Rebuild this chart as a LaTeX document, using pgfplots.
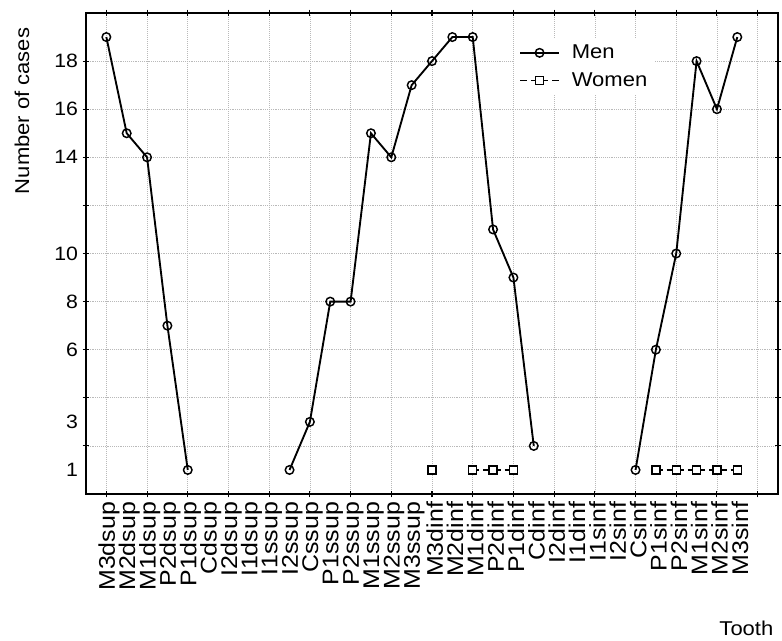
\documentclass[border=0pt]{standalone}
\usepackage{pgfplots}
\pgfplotsset{compat=1.18}
\usepackage{fontspec}
\setmainfont{Liberation Sans}[FakeStretch=1.1]

\newcommand{\lblfont}{\fontsize{15}{18}\selectfont}
\newcommand{\xtickfont}{\fontsize{17}{20}\selectfont}
\newcommand{\tickfont}{\fontsize{14.5}{17}\selectfont}

\begin{document}
\begin{tikzpicture}
\begin{axis}[
    scale only axis,
    width=519pt, height=360.75pt,
    xmin=-1, xmax=33, ymin=0, ymax=20,
    axis line style={line width=1.3pt},
    /pgf/number format/assume math mode=true,
    tick align=center,
    major tick length=5pt,
    minor tick length=5pt,
    tick style={black, line width=0.8pt},
    grid style={densely dotted, gray!55, line width=0.5pt},
    minor grid style={densely dotted, gray!55, line width=0.5pt},
    % x: one label per tooth, grid and tick marks every two teeth
    xtick={0,...,31},
    xticklabels={M3dsup,M2dsup,M1dsup,P2dsup,P1dsup,Cdsup,I2dsup,I1dsup,
        I1ssup,I2ssup,Cssup,P1ssup,P2ssup,M1ssup,M2ssup,M3ssup,
        M3dinf,M2dinf,M1dinf,P2dinf,P1dinf,Cdinf,I2dinf,I1dinf,
        I1sinf,I2sinf,Csinf,P1sinf,P2sinf,M1sinf,M2sinf,M3sinf},
    major x tick style={draw=none},
    minor xtick={0,2,...,32},
    xminorgrids=true,
    xticklabel style={rotate=90, anchor=east, font=\xtickfont, yshift=-2pt},
    % y: grid every 2, odd labels 1 and 3 as extra ticks
    ytick={2,4,...,18},
    yticklabels={,,6,8,10,,14,16,18},
    ymajorgrids=true,
    extra y ticks={1,3},
    extra y tick style={grid=none, tick style={draw=none}},
    yticklabel style={font=\tickfont},
    xlabel={Tooth},
    xlabel style={at={(axis description cs:1,-0.279)}, anchor=east, font=\lblfont},
    ylabel={Number of cases},
    ylabel style={at={(axis description cs:-0.0925,0.979)}, anchor=east, font=\lblfont},
    unbounded coords=jump,
    legend style={at={(axis description cs:0.62,0.948)}, anchor=north west,
        draw=none, fill=white, font=\lblfont,
        row sep=5pt, column sep=7pt, inner xsep=3pt, inner ysep=3pt},
    legend cell align=left,
    legend image code/.code={\draw[mark repeat=2, mark phase=2, #1]
        plot coordinates {(0pt,0pt) (14.5pt,0pt) (29pt,0pt)};},
]
\addplot[black, line width=1.4pt, mark=o, mark size=3.2pt,
    mark options={solid, fill=white, line width=1.1pt}]
coordinates {
    (0,19) (1,15) (2,14) (3,7) (4,1) (5,nan) (6,nan) (7,nan) (8,nan)
    (9,1) (10,3) (11,8) (12,8) (13,15) (14,14) (15,17)
    (16,18) (17,19) (18,19) (19,11) (20,9) (21,2)
    (22,nan) (23,nan) (24,nan) (25,nan)
    (26,1) (27,6) (28,10) (29,18) (30,16) (31,19)
};
\addlegendentry{Men}
\addplot[black, line width=1.2pt, dash pattern=on 5pt off 3pt,
    mark=square*, mark size=3pt,
    mark options={solid, fill=white, line width=1.1pt}]
coordinates {
    (16,1) (17,nan) (18,1) (19,1) (20,1)
    (21,nan) (22,nan) (23,nan) (24,nan) (25,nan) (26,nan)
    (27,1) (28,1) (29,1) (30,1) (31,1)
};
\addlegendentry{Women}
\end{axis}
\path ([shift={(-64.5pt,-108.75pt)}]current axis.south west)
    rectangle ([shift={(3pt,9.75pt)}]current axis.north east);
\end{tikzpicture}
\end{document}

#####

What is needed:
Return each line from the material above exactly, but not the pictures.

Correct result:
Rebuild this chart as a LaTeX document, using pgfplots.
\documentclass[border=0pt]{standalone}
\usepackage{pgfplots}
\pgfplotsset{compat=1.18}
\usepackage{fontspec}
\setmainfont{Liberation Sans}[FakeStretch=1.1]

\newcommand{\lblfont}{\fontsize{15}{18}\selectfont}
\newcommand{\xtickfont}{\fontsize{17}{20}\selectfont}
\newcommand{\tickfont}{\fontsize{14.5}{17}\selectfont}

\begin{document}
\begin{tikzpicture}
\begin{axis}[
    scale only axis,
    width=519pt, height=360.75pt,
    xmin=-1, xmax=33, ymin=0, ymax=20,
    axis line style={line width=1.3pt},
    /pgf/number format/assume math mode=true,
    tick align=center,
    major tick length=5pt,
    minor tick length=5pt,
    tick style={black, line width=0.8pt},
    grid style={densely dotted, gray!55, line width=0.5pt},
    minor grid style={densely dotted, gray!55, line width=0.5pt},
    % x: one label per tooth, grid and tick marks every two teeth
    xtick={0,...,31},
    xticklabels={M3dsup,M2dsup,M1dsup,P2dsup,P1dsup,Cdsup,I2dsup,I1dsup,
        I1ssup,I2ssup,Cssup,P1ssup,P2ssup,M1ssup,M2ssup,M3ssup,
        M3dinf,M2dinf,M1dinf,P2dinf,P1dinf,Cdinf,I2dinf,I1dinf,
        I1sinf,I2sinf,Csinf,P1sinf,P2sinf,M1sinf,M2sinf,M3sinf},
    major x tick style={draw=none},
    minor xtick={0,2,...,32},
    xminorgrids=true,
    xticklabel style={rotate=90, anchor=east, font=\xtickfont, yshift=-2pt},
    % y: grid every 2, odd labels 1 and 3 as extra ticks
    ytick={2,4,...,18},
    yticklabels={,,6,8,10,,14,16,18},
    ymajorgrids=true,
    extra y ticks={1,3},
    extra y tick style={grid=none, tick style={draw=none}},
    yticklabel style={font=\tickfont},
    xlabel={Tooth},
    xlabel style={at={(axis description cs:1,-0.279)}, anchor=east, font=\lblfont},
    ylabel={Number of cases},
    ylabel style={at={(axis description cs:-0.0925,0.979)}, anchor=east, font=\lblfont},
    unbounded coords=jump,
    legend style={at={(axis description cs:0.62,0.948)}, anchor=north west,
        draw=none, fill=white, font=\lblfont,
        row sep=5pt, column sep=7pt, inner xsep=3pt, inner ysep=3pt},
    legend cell align=left,
    legend image code/.code={\draw[mark repeat=2, mark phase=2, #1]
        plot coordinates {(0pt,0pt) (14.5pt,0pt) (29pt,0pt)};},
]
\addplot[black, line width=1.4pt, mark=o, mark size=3.2pt,
    mark options={solid, fill=white, line width=1.1pt}]
coordinates {
    (0,19) (1,15) (2,14) (3,7) (4,1) (5,nan) (6,nan) (7,nan) (8,nan)
    (9,1) (10,3) (11,8) (12,8) (13,15) (14,14) (15,17)
    (16,18) (17,19) (18,19) (19,11) (20,9) (21,2)
    (22,nan) (23,nan) (24,nan) (25,nan)
    (26,1) (27,6) (28,10) (29,18) (30,16) (31,19)
};
\addlegendentry{Men}
\addplot[black, line width=1.2pt, dash pattern=on 5pt off 3pt,
    mark=square*, mark size=3pt,
    mark options={solid, fill=white, line width=1.1pt}]
coordinates {
    (16,1) (17,nan) (18,1) (19,1) (20,1)
    (21,nan) (22,nan) (23,nan) (24,nan) (25,nan) (26,nan)
    (27,1) (28,1) (29,1) (30,1) (31,1)
};
\addlegendentry{Women}
\end{axis}
\path ([shift={(-64.5pt,-108.75pt)}]current axis.south west)
    rectangle ([shift={(3pt,9.75pt)}]current axis.north east);
\end{tikzpicture}
\end{document}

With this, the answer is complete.